» Short exercise
Give again, exactly as written, the lines of the records below from the line with "Output the web" to the line with "const labelColors = ranges.map(r". Both end lines count; pictures do not.

== Data excerpts ==

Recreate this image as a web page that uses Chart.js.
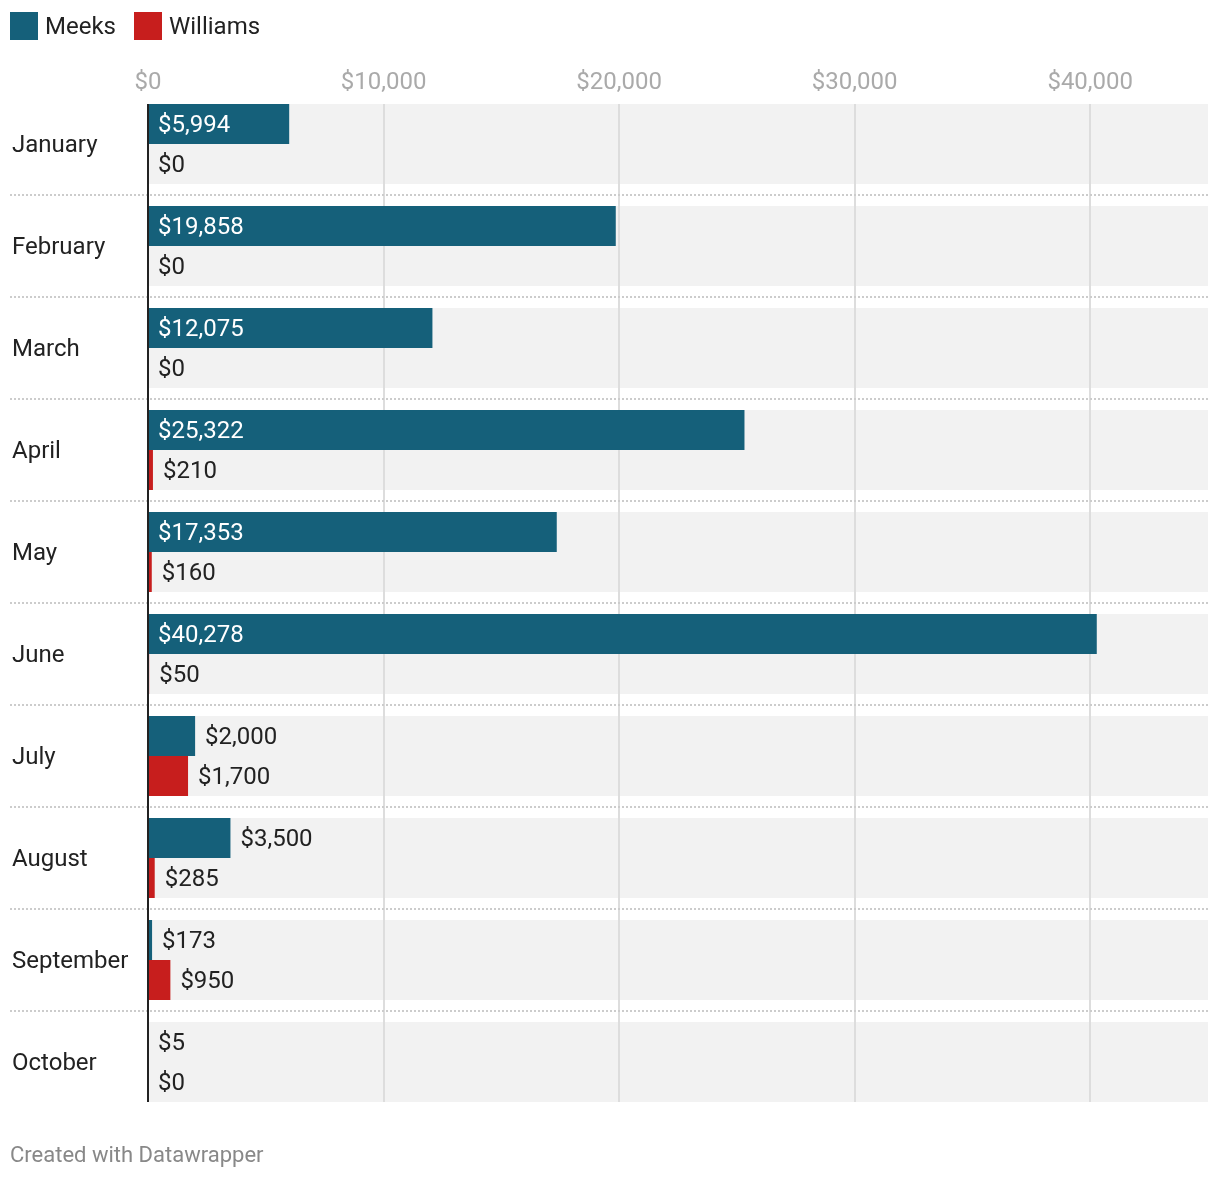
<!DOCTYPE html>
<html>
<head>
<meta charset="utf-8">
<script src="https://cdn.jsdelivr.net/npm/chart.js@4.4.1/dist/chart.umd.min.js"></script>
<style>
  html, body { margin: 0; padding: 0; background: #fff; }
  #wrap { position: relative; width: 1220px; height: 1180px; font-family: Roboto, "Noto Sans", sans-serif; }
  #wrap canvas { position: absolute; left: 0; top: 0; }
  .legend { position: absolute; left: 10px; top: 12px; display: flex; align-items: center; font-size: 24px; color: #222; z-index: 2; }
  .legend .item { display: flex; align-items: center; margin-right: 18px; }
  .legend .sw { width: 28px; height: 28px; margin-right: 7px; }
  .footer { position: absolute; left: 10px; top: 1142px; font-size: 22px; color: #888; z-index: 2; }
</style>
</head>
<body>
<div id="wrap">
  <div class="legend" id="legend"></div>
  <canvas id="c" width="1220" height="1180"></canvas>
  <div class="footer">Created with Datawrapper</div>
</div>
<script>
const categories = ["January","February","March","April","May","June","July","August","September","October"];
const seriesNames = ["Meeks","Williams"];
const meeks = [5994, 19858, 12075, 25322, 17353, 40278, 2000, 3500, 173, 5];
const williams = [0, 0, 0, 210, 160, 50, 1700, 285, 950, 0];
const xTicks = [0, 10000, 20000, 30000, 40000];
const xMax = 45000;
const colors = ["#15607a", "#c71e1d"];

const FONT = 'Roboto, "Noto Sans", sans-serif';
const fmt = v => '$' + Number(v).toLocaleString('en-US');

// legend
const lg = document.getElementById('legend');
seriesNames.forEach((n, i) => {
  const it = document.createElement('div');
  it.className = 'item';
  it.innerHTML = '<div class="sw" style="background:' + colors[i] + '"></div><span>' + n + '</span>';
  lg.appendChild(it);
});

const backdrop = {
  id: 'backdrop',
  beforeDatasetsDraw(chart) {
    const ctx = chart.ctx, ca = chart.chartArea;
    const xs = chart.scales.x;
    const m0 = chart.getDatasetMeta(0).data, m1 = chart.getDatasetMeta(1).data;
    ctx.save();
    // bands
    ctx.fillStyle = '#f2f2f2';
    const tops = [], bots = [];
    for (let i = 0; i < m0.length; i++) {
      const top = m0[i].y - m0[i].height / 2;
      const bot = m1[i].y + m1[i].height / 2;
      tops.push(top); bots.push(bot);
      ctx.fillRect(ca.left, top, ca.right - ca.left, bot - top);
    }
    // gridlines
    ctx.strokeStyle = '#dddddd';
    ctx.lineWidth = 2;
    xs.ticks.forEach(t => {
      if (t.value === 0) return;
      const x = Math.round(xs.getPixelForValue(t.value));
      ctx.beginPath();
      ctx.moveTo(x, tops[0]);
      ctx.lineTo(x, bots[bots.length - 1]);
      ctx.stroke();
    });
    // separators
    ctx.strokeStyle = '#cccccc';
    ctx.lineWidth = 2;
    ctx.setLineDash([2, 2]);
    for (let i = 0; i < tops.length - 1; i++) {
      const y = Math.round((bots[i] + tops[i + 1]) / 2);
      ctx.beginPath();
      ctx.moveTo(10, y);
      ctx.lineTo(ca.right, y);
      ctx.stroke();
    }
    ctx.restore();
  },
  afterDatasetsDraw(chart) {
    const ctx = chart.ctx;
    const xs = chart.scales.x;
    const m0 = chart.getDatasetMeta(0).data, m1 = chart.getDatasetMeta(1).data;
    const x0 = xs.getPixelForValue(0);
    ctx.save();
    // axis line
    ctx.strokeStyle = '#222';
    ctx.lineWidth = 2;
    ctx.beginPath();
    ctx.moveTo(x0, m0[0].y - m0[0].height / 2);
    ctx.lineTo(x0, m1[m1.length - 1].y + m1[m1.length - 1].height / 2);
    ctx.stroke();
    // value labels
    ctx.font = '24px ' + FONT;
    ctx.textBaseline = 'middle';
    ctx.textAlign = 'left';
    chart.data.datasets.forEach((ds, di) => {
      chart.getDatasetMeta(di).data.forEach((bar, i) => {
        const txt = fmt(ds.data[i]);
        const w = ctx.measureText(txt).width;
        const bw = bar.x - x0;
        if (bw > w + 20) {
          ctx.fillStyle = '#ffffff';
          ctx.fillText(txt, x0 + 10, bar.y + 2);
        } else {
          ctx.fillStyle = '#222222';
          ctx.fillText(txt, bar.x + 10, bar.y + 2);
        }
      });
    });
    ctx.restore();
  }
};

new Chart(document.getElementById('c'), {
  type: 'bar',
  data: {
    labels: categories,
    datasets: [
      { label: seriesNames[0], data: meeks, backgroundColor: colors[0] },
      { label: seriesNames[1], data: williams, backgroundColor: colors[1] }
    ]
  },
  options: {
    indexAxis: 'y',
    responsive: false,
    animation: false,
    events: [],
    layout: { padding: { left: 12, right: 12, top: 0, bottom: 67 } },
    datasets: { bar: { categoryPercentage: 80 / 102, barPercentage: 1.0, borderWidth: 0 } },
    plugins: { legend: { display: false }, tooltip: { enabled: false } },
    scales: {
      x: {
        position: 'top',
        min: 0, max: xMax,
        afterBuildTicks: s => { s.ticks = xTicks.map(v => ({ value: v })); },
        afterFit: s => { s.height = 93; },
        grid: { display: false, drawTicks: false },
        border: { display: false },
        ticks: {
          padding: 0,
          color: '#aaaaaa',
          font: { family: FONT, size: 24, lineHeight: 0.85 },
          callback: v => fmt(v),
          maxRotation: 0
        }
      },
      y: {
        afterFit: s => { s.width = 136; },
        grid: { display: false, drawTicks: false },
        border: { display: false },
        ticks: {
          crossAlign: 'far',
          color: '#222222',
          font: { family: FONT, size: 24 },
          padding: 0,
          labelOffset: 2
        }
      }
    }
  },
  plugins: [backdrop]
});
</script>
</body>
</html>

===
== Data excerpts ==

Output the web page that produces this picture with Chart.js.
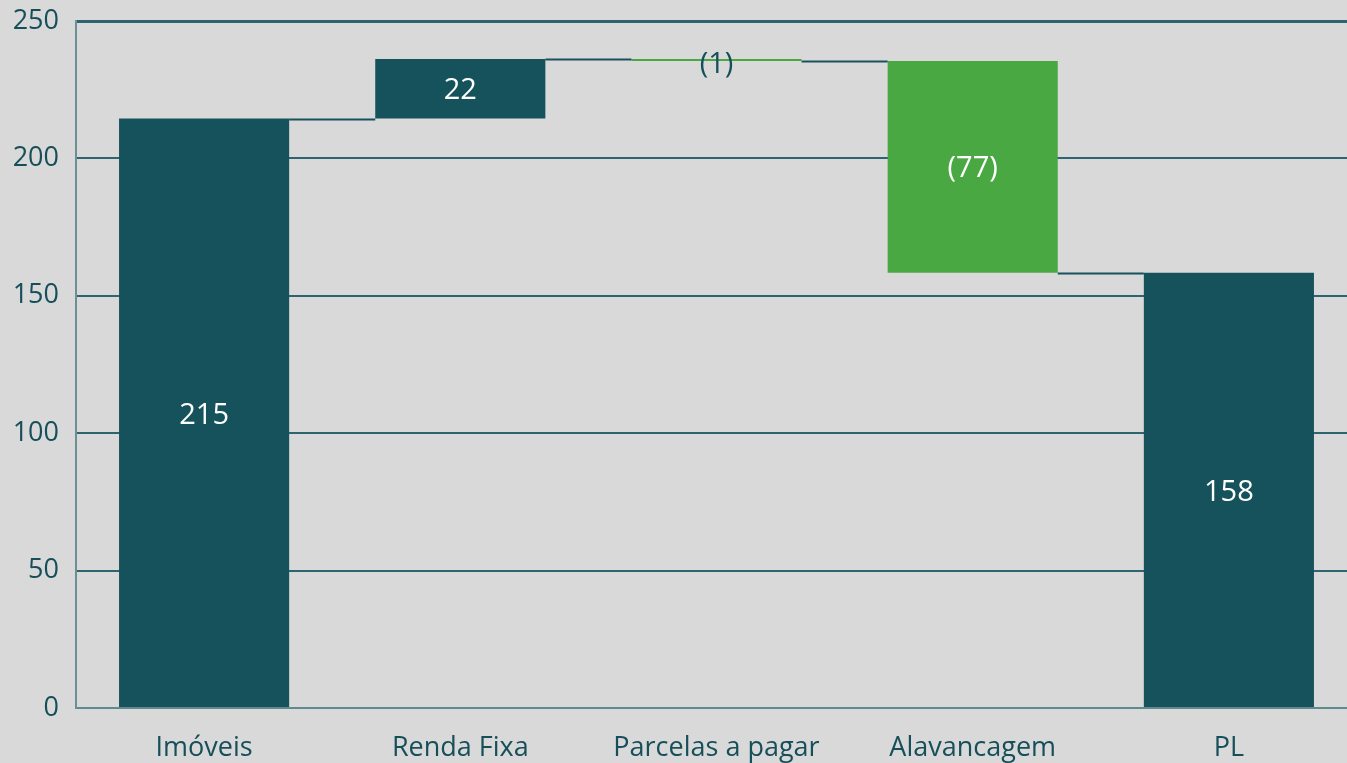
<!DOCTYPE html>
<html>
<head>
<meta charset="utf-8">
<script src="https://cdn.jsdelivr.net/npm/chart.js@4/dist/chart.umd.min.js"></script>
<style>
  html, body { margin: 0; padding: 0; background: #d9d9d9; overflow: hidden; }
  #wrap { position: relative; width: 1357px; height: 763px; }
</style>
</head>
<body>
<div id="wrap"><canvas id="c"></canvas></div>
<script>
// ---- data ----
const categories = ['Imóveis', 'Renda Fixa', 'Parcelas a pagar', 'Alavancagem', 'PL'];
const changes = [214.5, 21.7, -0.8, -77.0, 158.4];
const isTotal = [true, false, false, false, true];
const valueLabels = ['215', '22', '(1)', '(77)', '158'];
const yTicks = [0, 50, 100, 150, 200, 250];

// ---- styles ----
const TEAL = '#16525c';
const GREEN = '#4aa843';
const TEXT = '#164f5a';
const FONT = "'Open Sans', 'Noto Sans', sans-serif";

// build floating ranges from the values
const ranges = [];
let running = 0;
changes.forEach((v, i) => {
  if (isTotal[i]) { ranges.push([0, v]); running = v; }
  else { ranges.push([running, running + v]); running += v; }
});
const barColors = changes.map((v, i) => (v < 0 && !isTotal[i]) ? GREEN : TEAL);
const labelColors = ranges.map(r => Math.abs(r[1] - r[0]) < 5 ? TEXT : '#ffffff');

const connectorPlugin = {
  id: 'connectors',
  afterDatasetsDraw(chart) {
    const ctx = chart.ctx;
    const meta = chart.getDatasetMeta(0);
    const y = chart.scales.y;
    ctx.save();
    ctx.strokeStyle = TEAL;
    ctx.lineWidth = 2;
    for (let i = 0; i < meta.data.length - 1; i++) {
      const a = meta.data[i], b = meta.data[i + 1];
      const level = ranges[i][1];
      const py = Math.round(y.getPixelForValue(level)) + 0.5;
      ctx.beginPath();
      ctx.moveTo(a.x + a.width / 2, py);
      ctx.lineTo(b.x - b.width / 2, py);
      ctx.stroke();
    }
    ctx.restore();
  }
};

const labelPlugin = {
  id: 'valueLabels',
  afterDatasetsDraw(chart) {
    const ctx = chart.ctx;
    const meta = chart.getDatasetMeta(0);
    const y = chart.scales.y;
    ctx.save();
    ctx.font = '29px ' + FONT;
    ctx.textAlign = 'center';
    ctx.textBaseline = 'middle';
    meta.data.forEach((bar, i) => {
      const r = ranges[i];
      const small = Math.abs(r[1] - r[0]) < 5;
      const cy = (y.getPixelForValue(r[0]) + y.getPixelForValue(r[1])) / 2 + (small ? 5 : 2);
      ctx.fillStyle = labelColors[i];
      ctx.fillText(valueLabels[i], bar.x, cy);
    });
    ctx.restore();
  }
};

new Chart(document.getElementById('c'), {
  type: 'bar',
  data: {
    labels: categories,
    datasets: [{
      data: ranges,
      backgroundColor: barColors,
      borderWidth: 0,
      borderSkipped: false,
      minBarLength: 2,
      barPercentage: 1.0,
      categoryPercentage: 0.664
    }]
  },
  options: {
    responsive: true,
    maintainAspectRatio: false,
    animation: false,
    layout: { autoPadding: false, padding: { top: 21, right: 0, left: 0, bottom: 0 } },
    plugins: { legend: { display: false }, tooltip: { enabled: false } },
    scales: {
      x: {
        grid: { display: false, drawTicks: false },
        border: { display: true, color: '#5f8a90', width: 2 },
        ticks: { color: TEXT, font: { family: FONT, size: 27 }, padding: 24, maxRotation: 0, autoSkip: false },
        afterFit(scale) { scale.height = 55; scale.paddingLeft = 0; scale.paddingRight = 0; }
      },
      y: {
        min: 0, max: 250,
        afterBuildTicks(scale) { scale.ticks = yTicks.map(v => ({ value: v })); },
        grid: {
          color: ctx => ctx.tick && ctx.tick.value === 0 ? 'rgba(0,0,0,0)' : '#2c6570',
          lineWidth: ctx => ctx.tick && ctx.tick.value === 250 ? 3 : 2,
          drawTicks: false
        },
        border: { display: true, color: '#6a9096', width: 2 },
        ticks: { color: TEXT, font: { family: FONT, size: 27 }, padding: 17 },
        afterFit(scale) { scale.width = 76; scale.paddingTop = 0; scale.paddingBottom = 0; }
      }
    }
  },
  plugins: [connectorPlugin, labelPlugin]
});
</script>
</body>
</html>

===
== Data excerpts ==

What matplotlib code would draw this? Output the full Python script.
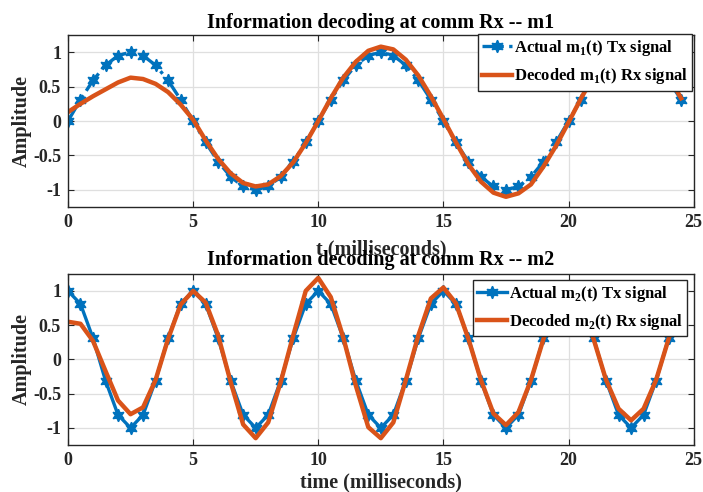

===

» Exercise solution
Output the web page that produces this picture with Chart.js.
<!DOCTYPE html>
<html>
<head>
<meta charset="utf-8">
<script src="https://cdn.jsdelivr.net/npm/chart.js@4/dist/chart.umd.min.js"></script>
<style>
  html, body { margin: 0; padding: 0; background: #d9d9d9; overflow: hidden; }
  #wrap { position: relative; width: 1357px; height: 763px; }
</style>
</head>
<body>
<div id="wrap"><canvas id="c"></canvas></div>
<script>
// ---- data ----
const categories = ['Imóveis', 'Renda Fixa', 'Parcelas a pagar', 'Alavancagem', 'PL'];
const changes = [214.5, 21.7, -0.8, -77.0, 158.4];
const isTotal = [true, false, false, false, true];
const valueLabels = ['215', '22', '(1)', '(77)', '158'];
const yTicks = [0, 50, 100, 150, 200, 250];

// ---- styles ----
const TEAL = '#16525c';
const GREEN = '#4aa843';
const TEXT = '#164f5a';
const FONT = "'Open Sans', 'Noto Sans', sans-serif";

// build floating ranges from the values
const ranges = [];
let running = 0;
changes.forEach((v, i) => {
  if (isTotal[i]) { ranges.push([0, v]); running = v; }
  else { ranges.push([running, running + v]); running += v; }
});
const barColors = changes.map((v, i) => (v < 0 && !isTotal[i]) ? GREEN : TEAL);
const labelColors = ranges.map(r => Math.abs(r[1] - r[0]) < 5 ? TEXT : '#ffffff');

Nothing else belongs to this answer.